* **Directions**
Nothing but the lines from the top of the data to the line holding "Arial, Helvetica, sans-serif';" should be printed, word for word and both ends included; leave the pictures out.

BEGIN

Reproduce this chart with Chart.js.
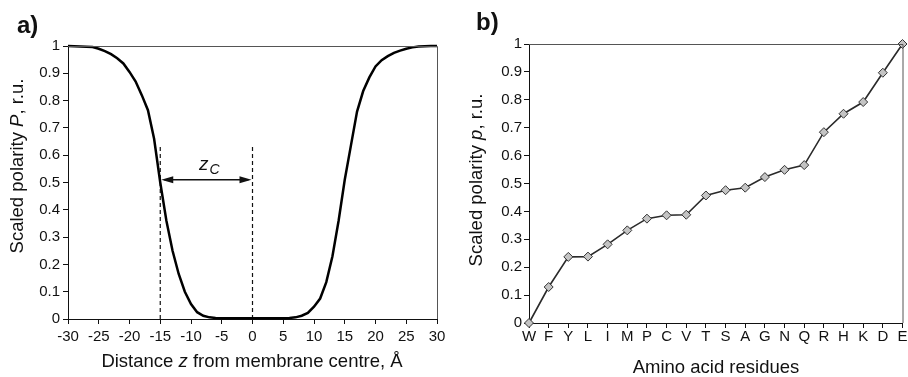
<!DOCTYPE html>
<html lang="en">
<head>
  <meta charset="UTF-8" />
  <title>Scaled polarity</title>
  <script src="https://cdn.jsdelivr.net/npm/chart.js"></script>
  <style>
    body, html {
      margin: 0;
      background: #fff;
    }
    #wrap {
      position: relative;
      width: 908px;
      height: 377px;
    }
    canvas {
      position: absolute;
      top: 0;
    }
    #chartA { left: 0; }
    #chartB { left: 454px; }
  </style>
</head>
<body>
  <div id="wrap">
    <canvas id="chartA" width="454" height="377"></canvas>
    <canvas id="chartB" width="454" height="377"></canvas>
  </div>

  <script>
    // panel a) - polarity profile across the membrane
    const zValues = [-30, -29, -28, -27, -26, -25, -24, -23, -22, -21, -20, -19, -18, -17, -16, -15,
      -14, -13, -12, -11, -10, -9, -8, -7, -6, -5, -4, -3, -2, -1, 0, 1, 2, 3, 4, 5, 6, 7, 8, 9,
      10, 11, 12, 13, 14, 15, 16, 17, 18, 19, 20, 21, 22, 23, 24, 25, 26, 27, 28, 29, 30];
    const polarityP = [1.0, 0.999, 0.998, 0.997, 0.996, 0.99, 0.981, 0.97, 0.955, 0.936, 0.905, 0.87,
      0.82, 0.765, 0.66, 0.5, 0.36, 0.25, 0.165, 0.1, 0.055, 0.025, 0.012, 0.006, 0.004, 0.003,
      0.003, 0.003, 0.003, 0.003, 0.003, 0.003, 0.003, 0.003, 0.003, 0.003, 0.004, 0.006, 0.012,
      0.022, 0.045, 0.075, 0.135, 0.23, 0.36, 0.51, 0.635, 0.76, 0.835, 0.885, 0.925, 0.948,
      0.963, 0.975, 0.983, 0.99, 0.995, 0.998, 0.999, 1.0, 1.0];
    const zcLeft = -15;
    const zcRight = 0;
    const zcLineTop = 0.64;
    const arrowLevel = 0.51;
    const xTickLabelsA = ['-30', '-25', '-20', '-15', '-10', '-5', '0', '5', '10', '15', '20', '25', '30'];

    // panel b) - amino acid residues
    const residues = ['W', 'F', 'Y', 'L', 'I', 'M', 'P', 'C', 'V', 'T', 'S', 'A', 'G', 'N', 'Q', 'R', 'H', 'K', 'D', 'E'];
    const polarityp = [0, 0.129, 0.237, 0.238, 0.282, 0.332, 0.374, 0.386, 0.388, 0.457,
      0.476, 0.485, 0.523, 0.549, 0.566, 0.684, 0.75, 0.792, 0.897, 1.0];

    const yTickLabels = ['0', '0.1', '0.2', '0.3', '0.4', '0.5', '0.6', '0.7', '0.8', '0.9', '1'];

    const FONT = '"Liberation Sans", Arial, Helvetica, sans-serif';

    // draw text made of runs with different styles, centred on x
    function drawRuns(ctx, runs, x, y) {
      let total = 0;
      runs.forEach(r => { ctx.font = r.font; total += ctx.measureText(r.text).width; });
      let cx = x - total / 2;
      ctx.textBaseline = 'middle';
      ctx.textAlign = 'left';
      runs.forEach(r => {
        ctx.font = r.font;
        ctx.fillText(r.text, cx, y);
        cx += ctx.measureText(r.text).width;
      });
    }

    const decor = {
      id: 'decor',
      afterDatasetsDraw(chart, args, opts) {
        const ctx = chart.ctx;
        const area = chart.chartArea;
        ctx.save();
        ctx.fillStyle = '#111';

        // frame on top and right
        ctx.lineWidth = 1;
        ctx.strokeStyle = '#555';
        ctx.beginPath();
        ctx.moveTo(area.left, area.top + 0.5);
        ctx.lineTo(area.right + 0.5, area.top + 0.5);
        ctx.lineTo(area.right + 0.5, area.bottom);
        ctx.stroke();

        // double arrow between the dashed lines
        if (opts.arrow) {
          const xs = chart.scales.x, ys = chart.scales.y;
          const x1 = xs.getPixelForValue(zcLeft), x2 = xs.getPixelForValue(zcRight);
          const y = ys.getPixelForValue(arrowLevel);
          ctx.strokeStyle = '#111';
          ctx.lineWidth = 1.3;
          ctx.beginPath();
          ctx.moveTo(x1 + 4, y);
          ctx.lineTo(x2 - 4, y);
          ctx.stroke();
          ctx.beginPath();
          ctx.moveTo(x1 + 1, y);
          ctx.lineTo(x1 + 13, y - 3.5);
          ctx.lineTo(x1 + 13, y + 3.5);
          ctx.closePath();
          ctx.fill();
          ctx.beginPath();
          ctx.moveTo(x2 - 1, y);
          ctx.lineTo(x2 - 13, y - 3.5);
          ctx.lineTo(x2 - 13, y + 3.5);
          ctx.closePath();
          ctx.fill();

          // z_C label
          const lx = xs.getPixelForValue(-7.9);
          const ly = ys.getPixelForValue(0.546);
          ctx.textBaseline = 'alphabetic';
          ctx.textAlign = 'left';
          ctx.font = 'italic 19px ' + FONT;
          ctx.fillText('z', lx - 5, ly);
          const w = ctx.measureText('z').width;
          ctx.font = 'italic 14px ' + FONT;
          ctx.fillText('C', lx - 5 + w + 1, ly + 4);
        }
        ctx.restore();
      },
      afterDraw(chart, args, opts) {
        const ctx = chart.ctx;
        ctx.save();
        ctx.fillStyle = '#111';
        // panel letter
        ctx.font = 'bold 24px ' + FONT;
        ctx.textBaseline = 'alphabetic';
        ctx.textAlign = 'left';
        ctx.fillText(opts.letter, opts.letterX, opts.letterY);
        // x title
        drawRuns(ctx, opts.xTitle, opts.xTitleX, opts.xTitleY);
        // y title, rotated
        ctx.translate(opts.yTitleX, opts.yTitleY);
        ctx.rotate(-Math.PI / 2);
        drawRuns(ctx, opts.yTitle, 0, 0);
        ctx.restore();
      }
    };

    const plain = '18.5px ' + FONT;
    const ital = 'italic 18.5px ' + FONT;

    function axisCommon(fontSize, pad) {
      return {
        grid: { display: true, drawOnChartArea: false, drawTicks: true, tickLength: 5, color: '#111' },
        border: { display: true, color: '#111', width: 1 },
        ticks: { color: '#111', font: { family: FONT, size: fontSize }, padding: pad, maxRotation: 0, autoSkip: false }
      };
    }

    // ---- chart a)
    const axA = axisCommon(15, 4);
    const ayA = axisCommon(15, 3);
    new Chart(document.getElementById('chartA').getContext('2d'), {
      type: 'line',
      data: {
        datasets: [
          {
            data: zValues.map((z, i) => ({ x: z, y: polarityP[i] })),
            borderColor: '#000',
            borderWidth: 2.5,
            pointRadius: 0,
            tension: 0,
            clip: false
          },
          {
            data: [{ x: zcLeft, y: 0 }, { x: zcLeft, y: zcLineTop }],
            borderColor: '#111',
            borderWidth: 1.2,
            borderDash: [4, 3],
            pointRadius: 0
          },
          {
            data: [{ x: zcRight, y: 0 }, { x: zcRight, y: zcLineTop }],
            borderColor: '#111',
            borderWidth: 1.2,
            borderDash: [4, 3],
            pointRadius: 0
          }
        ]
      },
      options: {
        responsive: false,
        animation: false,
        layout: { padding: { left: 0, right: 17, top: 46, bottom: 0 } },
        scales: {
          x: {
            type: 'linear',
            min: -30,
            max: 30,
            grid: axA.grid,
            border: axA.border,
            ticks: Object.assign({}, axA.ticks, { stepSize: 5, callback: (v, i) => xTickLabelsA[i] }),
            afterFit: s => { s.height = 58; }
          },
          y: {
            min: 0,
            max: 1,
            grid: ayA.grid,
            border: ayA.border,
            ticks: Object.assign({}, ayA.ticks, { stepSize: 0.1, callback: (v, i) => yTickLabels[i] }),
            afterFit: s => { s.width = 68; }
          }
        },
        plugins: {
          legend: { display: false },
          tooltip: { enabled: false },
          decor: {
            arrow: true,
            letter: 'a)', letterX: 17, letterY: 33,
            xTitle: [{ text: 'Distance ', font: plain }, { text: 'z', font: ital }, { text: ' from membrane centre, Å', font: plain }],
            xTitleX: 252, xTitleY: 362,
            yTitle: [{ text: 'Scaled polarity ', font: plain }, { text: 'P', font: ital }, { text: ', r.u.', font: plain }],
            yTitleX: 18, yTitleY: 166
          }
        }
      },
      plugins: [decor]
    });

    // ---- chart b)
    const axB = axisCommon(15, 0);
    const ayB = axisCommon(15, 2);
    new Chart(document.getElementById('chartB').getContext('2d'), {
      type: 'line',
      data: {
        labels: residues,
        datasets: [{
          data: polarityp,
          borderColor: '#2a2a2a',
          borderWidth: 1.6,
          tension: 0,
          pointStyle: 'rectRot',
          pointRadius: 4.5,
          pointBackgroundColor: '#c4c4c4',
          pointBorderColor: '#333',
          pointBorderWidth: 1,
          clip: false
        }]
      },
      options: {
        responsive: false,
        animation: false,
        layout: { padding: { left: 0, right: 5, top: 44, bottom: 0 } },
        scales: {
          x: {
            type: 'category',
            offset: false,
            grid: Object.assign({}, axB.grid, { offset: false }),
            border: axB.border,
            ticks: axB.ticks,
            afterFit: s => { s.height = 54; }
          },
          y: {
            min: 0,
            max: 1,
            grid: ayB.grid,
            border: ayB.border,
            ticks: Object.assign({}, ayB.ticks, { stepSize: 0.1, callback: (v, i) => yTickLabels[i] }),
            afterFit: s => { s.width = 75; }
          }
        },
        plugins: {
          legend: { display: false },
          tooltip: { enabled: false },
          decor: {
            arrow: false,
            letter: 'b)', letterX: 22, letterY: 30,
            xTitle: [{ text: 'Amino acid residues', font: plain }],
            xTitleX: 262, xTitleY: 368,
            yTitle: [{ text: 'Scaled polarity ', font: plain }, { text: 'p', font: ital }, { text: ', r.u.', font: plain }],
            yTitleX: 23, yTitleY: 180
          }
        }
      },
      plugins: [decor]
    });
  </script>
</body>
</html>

END

* **Final result**
Reproduce this chart with Chart.js.
<!DOCTYPE html>
<html lang="en">
<head>
  <meta charset="UTF-8" />
  <title>Scaled polarity</title>
  <script src="https://cdn.jsdelivr.net/npm/chart.js"></script>
  <style>
    body, html {
      margin: 0;
      background: #fff;
    }
    #wrap {
      position: relative;
      width: 908px;
      height: 377px;
    }
    canvas {
      position: absolute;
      top: 0;
    }
    #chartA { left: 0; }
    #chartB { left: 454px; }
  </style>
</head>
<body>
  <div id="wrap">
    <canvas id="chartA" width="454" height="377"></canvas>
    <canvas id="chartB" width="454" height="377"></canvas>
  </div>

  <script>
    // panel a) - polarity profile across the membrane
    const zValues = [-30, -29, -28, -27, -26, -25, -24, -23, -22, -21, -20, -19, -18, -17, -16, -15,
      -14, -13, -12, -11, -10, -9, -8, -7, -6, -5, -4, -3, -2, -1, 0, 1, 2, 3, 4, 5, 6, 7, 8, 9,
      10, 11, 12, 13, 14, 15, 16, 17, 18, 19, 20, 21, 22, 23, 24, 25, 26, 27, 28, 29, 30];
    const polarityP = [1.0, 0.999, 0.998, 0.997, 0.996, 0.99, 0.981, 0.97, 0.955, 0.936, 0.905, 0.87,
      0.82, 0.765, 0.66, 0.5, 0.36, 0.25, 0.165, 0.1, 0.055, 0.025, 0.012, 0.006, 0.004, 0.003,
      0.003, 0.003, 0.003, 0.003, 0.003, 0.003, 0.003, 0.003, 0.003, 0.003, 0.004, 0.006, 0.012,
      0.022, 0.045, 0.075, 0.135, 0.23, 0.36, 0.51, 0.635, 0.76, 0.835, 0.885, 0.925, 0.948,
      0.963, 0.975, 0.983, 0.99, 0.995, 0.998, 0.999, 1.0, 1.0];
    const zcLeft = -15;
    const zcRight = 0;
    const zcLineTop = 0.64;
    const arrowLevel = 0.51;
    const xTickLabelsA = ['-30', '-25', '-20', '-15', '-10', '-5', '0', '5', '10', '15', '20', '25', '30'];

    // panel b) - amino acid residues
    const residues = ['W', 'F', 'Y', 'L', 'I', 'M', 'P', 'C', 'V', 'T', 'S', 'A', 'G', 'N', 'Q', 'R', 'H', 'K', 'D', 'E'];
    const polarityp = [0, 0.129, 0.237, 0.238, 0.282, 0.332, 0.374, 0.386, 0.388, 0.457,
      0.476, 0.485, 0.523, 0.549, 0.566, 0.684, 0.75, 0.792, 0.897, 1.0];

    const yTickLabels = ['0', '0.1', '0.2', '0.3', '0.4', '0.5', '0.6', '0.7', '0.8', '0.9', '1'];

    const FONT = '"Liberation Sans", Arial, Helvetica, sans-serif';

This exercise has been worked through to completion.